The general case is handled similarly, except that there are $n$ cases; for $k=0,\dots,n-1$, case $k$ is $$\frac kn\le\alpha<\frac{k+1}n\;.$$
Solution 3:
Both sides are equal since they count the same set: the RHS counts naturals $\rm\:\le n\:x\:$. The LHS counts them in a unique mod $\rm\ n\ $ representation, $\:$ viz. $\rm\ \: j \:\le\: x+k/n\: \iff \ j\:n-k \:\le\: n\:x\:,\ \ j>0 \le k < n\:$.

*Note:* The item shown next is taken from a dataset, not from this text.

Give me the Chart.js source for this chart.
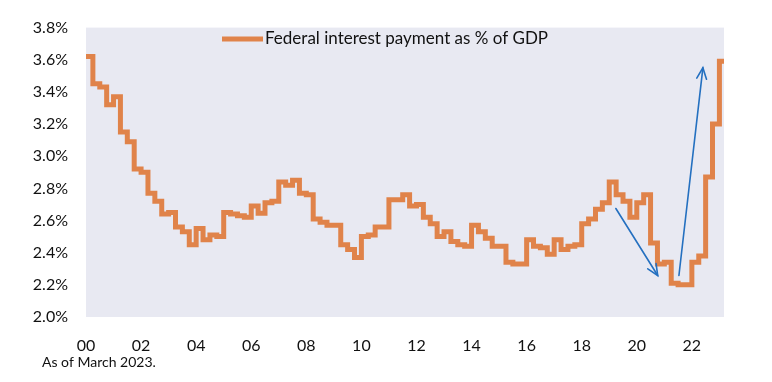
<!DOCTYPE html>
<html>
<head>
<meta charset="utf-8">
<script src="https://cdn.jsdelivr.net/npm/chart.js@4.4.0/dist/chart.umd.min.js"></script>
<style>
  html, body { margin: 0; padding: 0; background: #ffffff; }
  #wrap { position: relative; width: 772px; height: 382px; }
</style>
</head>
<body>
<div id="wrap"><canvas id="c" width="772" height="382"></canvas></div>
<script>
// Quarterly categories (each value holds for the quarter)
const quarters = [
  '2000Q1','2000Q2','2000Q3','2000Q4','2001Q1','2001Q2','2001Q3','2001Q4',
  '2002Q1','2002Q2','2002Q3','2002Q4','2003Q1','2003Q2','2003Q3','2003Q4',
  '2004Q1','2004Q2','2004Q3','2004Q4','2005Q1','2005Q2','2005Q3','2005Q4',
  '2006Q1','2006Q2','2006Q3','2006Q4','2007Q1','2007Q2','2007Q3','2007Q4',
  '2008Q1','2008Q2','2008Q3','2008Q4','2009Q1','2009Q2','2009Q3','2009Q4',
  '2010Q1','2010Q2','2010Q3','2010Q4','2011Q1','2011Q2','2011Q3','2011Q4',
  '2012Q1','2012Q2','2012Q3','2012Q4','2013Q1','2013Q2','2013Q3','2013Q4',
  '2014Q1','2014Q2','2014Q3','2014Q4','2015Q1','2015Q2','2015Q3','2015Q4',
  '2016Q1','2016Q2','2016Q3','2016Q4','2017Q1','2017Q2','2017Q3','2017Q4',
  '2018Q1','2018Q2','2018Q3','2018Q4','2019Q1','2019Q2','2019Q3','2019Q4',
  '2020Q1','2020Q2','2020Q3','2020Q4','2021Q1','2021Q2','2021Q3','2021Q4',
  '2022Q1','2022Q2','2022Q3','2022Q4','2023Q1'
];
// Federal interest payment as % of GDP
const interestPctGdp = [
  3.62, 3.45, 3.43, 3.32,  3.37, 3.15, 3.09, 2.92,
  2.90, 2.77, 2.72, 2.64,  2.65, 2.56, 2.53, 2.45,
  2.55, 2.48, 2.51, 2.50,  2.65, 2.64, 2.63, 2.62,
  2.69, 2.645, 2.71, 2.72, 2.84, 2.82, 2.85, 2.77,
  2.76, 2.61, 2.59, 2.57,  2.57, 2.45, 2.42, 2.37,
  2.50, 2.51, 2.56, 2.56,  2.73, 2.73, 2.76, 2.69,
  2.70, 2.62, 2.58, 2.50,  2.53, 2.47, 2.45, 2.44,
  2.57, 2.53, 2.49, 2.44,  2.44, 2.34, 2.33, 2.33,
  2.48, 2.44, 2.43, 2.39,  2.48, 2.42, 2.44, 2.45,
  2.58, 2.61, 2.67, 2.71,  2.84, 2.76, 2.72, 2.62,
  2.71, 2.76, 2.46, 2.33,  2.34, 2.21, 2.20, 2.20,
  2.34, 2.38, 2.87, 3.20,  3.59
];
const seriesName = 'Federal interest payment as % of GDP';
const footnote = 'As of March 2023.';
const xTickYears = [2000, 2002, 2004, 2006, 2008, 2010, 2012, 2014, 2016, 2018, 2020, 2022];
const yTicks = [2.0, 2.2, 2.4, 2.6, 2.8, 3.0, 3.2, 3.4, 3.6, 3.8];
const dataEnd = 2023 + 2 / 12;   // data through March 2023
// Annotation arrows in data coordinates [year, percent]
const arrows = [
  { from: [2019.24, 2.675], to: [2020.76, 2.258] },
  { from: [2021.53, 2.258], to: [2022.40, 3.55] }
];

const qToYear = q => parseInt(q.slice(0, 4), 10) + (parseInt(q.slice(5), 10) - 1) / 4;
const points = quarters.map((q, i) => ({ x: qToYear(q), y: interestPctGdp[i] }));
points.push({ x: dataEnd, y: interestPctGdp[interestPctGdp.length - 1] });

const FONT = 'Lato, "Open Sans", sans-serif';
const LINE = '#E0834A';
const ARROW = '#2470C0';

const decor = {
  id: 'decor',
  beforeDatasetsDraw(chart) {
    const { ctx, chartArea: a } = chart;
    ctx.save();
    ctx.fillStyle = '#E8E9F2';
    ctx.fillRect(a.left, a.top, a.right - a.left, a.bottom - a.top);
    ctx.restore();
  },
  afterDatasetsDraw(chart) {
    const { ctx, scales: { x, y } } = chart;
    ctx.save();
    // arrows
    ctx.strokeStyle = ARROW;
    ctx.lineWidth = 1.6;
    ctx.lineCap = 'round';
    arrows.forEach(ar => {
      const x1 = x.getPixelForValue(ar.from[0]), y1 = y.getPixelForValue(ar.from[1]);
      const x2 = x.getPixelForValue(ar.to[0]), y2 = y.getPixelForValue(ar.to[1]);
      ctx.beginPath(); ctx.moveTo(x1, y1); ctx.lineTo(x2, y2); ctx.stroke();
      const ang = Math.atan2(y2 - y1, x2 - x1);
      const L = 12, spread = 0.42;
      ctx.beginPath();
      ctx.moveTo(x2 - L * Math.cos(ang - spread), y2 - L * Math.sin(ang - spread));
      ctx.lineTo(x2, y2);
      ctx.lineTo(x2 - L * Math.cos(ang + spread), y2 - L * Math.sin(ang + spread));
      ctx.stroke();
    });
    // legend
    ctx.strokeStyle = LINE;
    ctx.lineWidth = 5;
    ctx.lineCap = 'butt';
    ctx.beginPath(); ctx.moveTo(222, 39); ctx.lineTo(263, 39); ctx.stroke();
    ctx.fillStyle = '#111111';
    ctx.font = '17px ' + FONT;
    ctx.textBaseline = 'middle';
    ctx.textAlign = 'left';
    ctx.fillText(seriesName, 265, 39);
    // footnote
    ctx.font = '14px ' + FONT;
    ctx.fillText(footnote, 42, 362);
    ctx.restore();
  }
};

new Chart(document.getElementById('c'), {
  type: 'line',
  data: {
    datasets: [{
      label: seriesName,
      data: points,
      borderColor: LINE,
      backgroundColor: LINE,
      borderWidth: 5,
      pointRadius: 0,
      stepped: 'before',
      fill: false
    }]
  },
  options: {
    responsive: false,
    animation: false,
    events: [],
    layout: { padding: { top: 21, right: 48, left: 0, bottom: 0 } },
    plugins: { legend: { display: false }, tooltip: { enabled: false } },
    scales: {
      x: {
        type: 'linear',
        min: 2000,
        max: dataEnd,
        grid: { display: false, drawTicks: false },
        border: { display: false },
        afterFit(s) { s.height = 65; },
        afterBuildTicks(s) { s.ticks = xTickYears.map(v => ({ value: v })); },
        ticks: {
          padding: 19,
          color: '#111111',
          font: { family: FONT, size: 16 },
          maxRotation: 0,
          autoSkip: false,
          callback: v => String(v % 100).padStart(2, '0')
        }
      },
      y: {
        min: 2.0,
        max: 3.8,
        grid: { display: false, drawTicks: false },
        border: { display: false },
        afterFit(s) { s.width = 86; },
        afterBuildTicks(s) { s.ticks = yTicks.map(v => ({ value: v })); },
        ticks: {
          padding: 18,
          color: '#111111',
          font: { family: FONT, size: 16 },
          callback: v => v.toFixed(1) + '%'
        }
      }
    }
  },
  plugins: [decor]
});
</script>
</body>
</html>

REMARK $\:$ That every natural has a unique representation of form $\rm \: j\:n-k \ \ \:$ where $\rm\ \ \: j>0 \le k < n\ \ \ $ is simply a slight variant of the Division Algorithm where one utilizes negative (vs. positive) remainders.$\ \ $ To derive this negative form, simply perform the following transformation on the positive remainder form $\rm\ q\: n + r\ \to\ (q+1)\:n + r-n\ $ if $\rm\ r\ne 0\:$, i.e. inc the quotient, dec the remainder by the dividend.
Thus the result is equivalent to the Division Algorithm, whose normal proof is indeed by induction. One could give a direct inductive proof of the result if, instead of invoking the Division Algorithm by name, one unwinds or inlines this inductive proof directly into the proof of the result - much as the same way that the classic Lindenmann - Zermelo direct proof of unique factorization of naturals inlines a division / Euclidean algorithm based descent proof of the fundamental Prime Divisor property $\rm\ p|ab\ \Rightarrow\ p|a\ \ or\ \ p|b\:$.
Solution 4:
It is enough to prove it for $0 < x < 1$.
Now, let $M$ be an integer such that, $\frac{M}{n} \le x < \frac{M+1}{n}$ where $0 \le M < n$
Thus $[nx] = M$.
For $0 \le k \le n-M-1$, we have that $[x+\frac{k}{n}] = 0$.
For $n-1 \ge k > n-M-1$ we have that $[x + \frac{k}{n}] = 1$.
The result follows.
I don't think induction can be used here.